Edouard Brane is a funny man, very optimistic, very playful, eager to gives stories about his pictures.He’s got the natural ability to explain opera’s intrigues in a funny way to children. His first passion was cinema that he discovered while in high school. He has the eye to create a powerful image with a striking pose and impactful colors. Bridges are created between cinema and classical music. Viewers are taking time to figure out that a picture with the opening crédits of Browning’s Dracula concert is a modern orchestration to the movie led by the pianist on the left side of the picture. Then the pictures of the two dancers in LA(HORDE)’s We should never have walked on the Moon is appealing. But that seems quite predicable. We knew they were going to dance Edouard says. Maybe the key to the emotions is away…

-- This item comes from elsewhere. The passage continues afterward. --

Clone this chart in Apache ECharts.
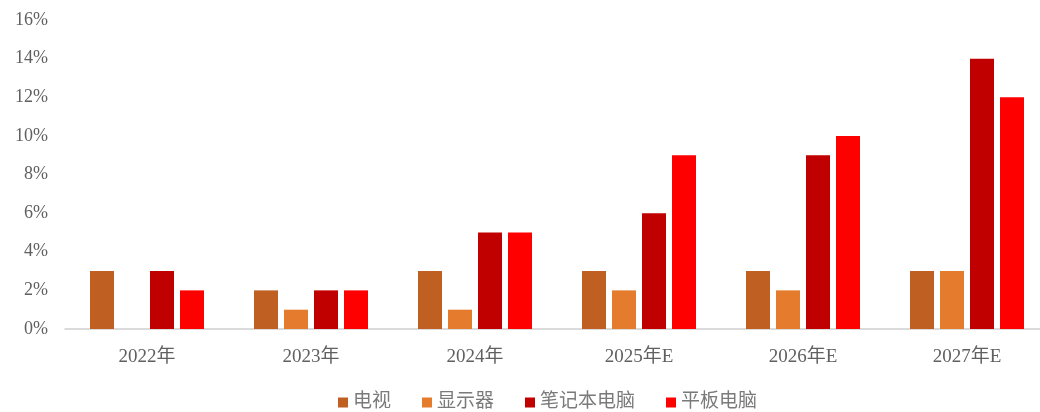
<!DOCTYPE html>
<html>
<head>
<meta charset="utf-8">
<script src="https://cdn.jsdelivr.net/npm/echarts@6/dist/echarts.min.js"></script>
<style>
  html, body { margin: 0; padding: 0; background: #fff; }
  #chart { width: 1040px; height: 412px; }
</style>
</head>
<body>
<div id="chart"></div>
<script>
const categories = ['2022年', '2023年', '2024年', '2025年E', '2026年E', '2027年E'];
const tvValues = [3, 2, 3, 3, 3, 3];
const monitorValues = [null, 1, 1, 2, 2, 3];
const laptopValues = [3, 2, 5, 6, 9, 14];
const tabletValues = [2, 2, 5, 9, 10, 12];
const seriesNames = ['电视', '显示器', '笔记本电脑', '平板电脑'];
const seriesColors = ['#BF5F22', '#E57B2C', '#C00000', '#FF0000'];

const font = "'Liberation Serif', 'Noto Sans CJK SC', serif";
const chart = echarts.init(document.getElementById('chart'));

const allValues = [tvValues, monitorValues, laptopValues, tabletValues];

chart.setOption({
  animation: false,
  backgroundColor: '#fff',
  grid: { left: 65, top: 20, right: -9, bottom: 83, containLabel: false, outerBoundsMode: 'none' },
  legend: {
    bottom: -5,
    left: 333,
    itemWidth: 10,
    itemHeight: 10,
    itemGap: 31,
    icon: 'rect',
    textStyle: { fontFamily: font, fontSize: 19, color: '#7a7a7a' },
    data: seriesNames
  },
  xAxis: {
    type: 'category',
    data: categories,
    axisLine: { lineStyle: { color: '#d0d0d0', width: 1.5 } },
    axisTick: { show: false },
    axisLabel: { fontFamily: font, fontSize: 19, color: '#606060', margin: 19 }
  },
  yAxis: {
    type: 'value',
    min: 0,
    max: 16,
    interval: 2,
    splitLine: { show: false },
    axisLine: { show: false },
    axisTick: { show: false },
    axisLabel: { fontFamily: font, fontSize: 18, color: '#606060', margin: 17, formatter: '{value}%' }
  },
  series: seriesNames.map((name, i) => ({
    name: name,
    type: 'bar',
    data: allValues[i],
    barWidth: 24,
    barGap: '25%',
    itemStyle: { color: seriesColors[i] }
  }))
});
</script>
</body>
</html>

Not very far indeed, because we get to see a portrait of Michael Spyres made after the Recording of his debut album Barythenor. It is a clear allusion, to The Desperate by Gustave Courbet. However Edouard’s work is asking us : « what if ». Being very spontanreous, very realistic it’s like if we are in front of improvisation itself and we cannot predict what the performer will do the moment after. His videoclip of the Legend of Kleinzack is a stripping example of his spontaneity. In the Silencio nightclub designed by David Lynch. Spyres sings the famous aria of Hoffmann’s tales. Olympia, Antonia and Giulietta the three main women of the opera are none other Michel Fau, a hilarious french comedian with a unequivocal humour in drag.
The spontaneity Edouard gives to his performers is a deep love letter to them. After treating opera like a movie to reveal raw feelings, he decided to shoot the performers in their dressing rooms. While it seems contradictory, it’s in fact the most interesting moment: it reveals the inner strength of the performer as himself. There Barbara Hannigan is anxiously waiting with her partner, french actor Mathieu Amalric. He’s still amazed how she’s always high on energy. Hugo Marchand, has a determined glance. Gathering the intensity to tap the stage like he recently did in Bejart’s Boléro . Dorothee Gibert is disruptive with her quietness changing her ballet slippers between two dramatically lit spaces. He calls the moment the providence. A more powerful moment than the decisive instant of Cartier Bresson, a moment when you see the constant strength of the performer in and out of the stage.
Finally, Edouard reveals more than the making of a show. He reveals the chore of the genre: passion. Where does that passion come from? Only one possible answer: Italy. You can easily spot the difference between his shots in Paris and the country where it all started. People, laugh and dance in those pictures and even a little girl is held by her dad. There’s a Picture of the Sun blinding us, a funny situation inviting us to feel, alive first. We almost finish the exhibition with lovers but one Picture catches our eyes: Two lovers. Although they are a recurring motive in the history of photography, the picture is more than ever contemporary. The woman with loose hair that fiercely touches her lover’s face in Saint Germain des Près. The true miracle will happen 5 years after when Edouard will add on Facebook the actress Lucrèce Carmignac, the Woman in the Picture. A friend tagged her on the Picture without knowing it was her. At the moment he saw she accepted his invitation, he was listening to… Donizetti’s Lucrezia Borgia !
We complete our tour with Claire de Lune with the advice to listen Nocturne 2nd of Chopin. A masterful ending making us see that authentic will aways be the first inspiration. Then he proposes an unusual documentary series, Poi la parole. Here, Edouard proposes the interview of 10 aficionados. He turns them into powerful heroes transcending their introvert habits. Edouard is off to new projects in a different side of our Society, but you can still meet him in Catherine Baba‘s Dévotion or in some more devilish parties.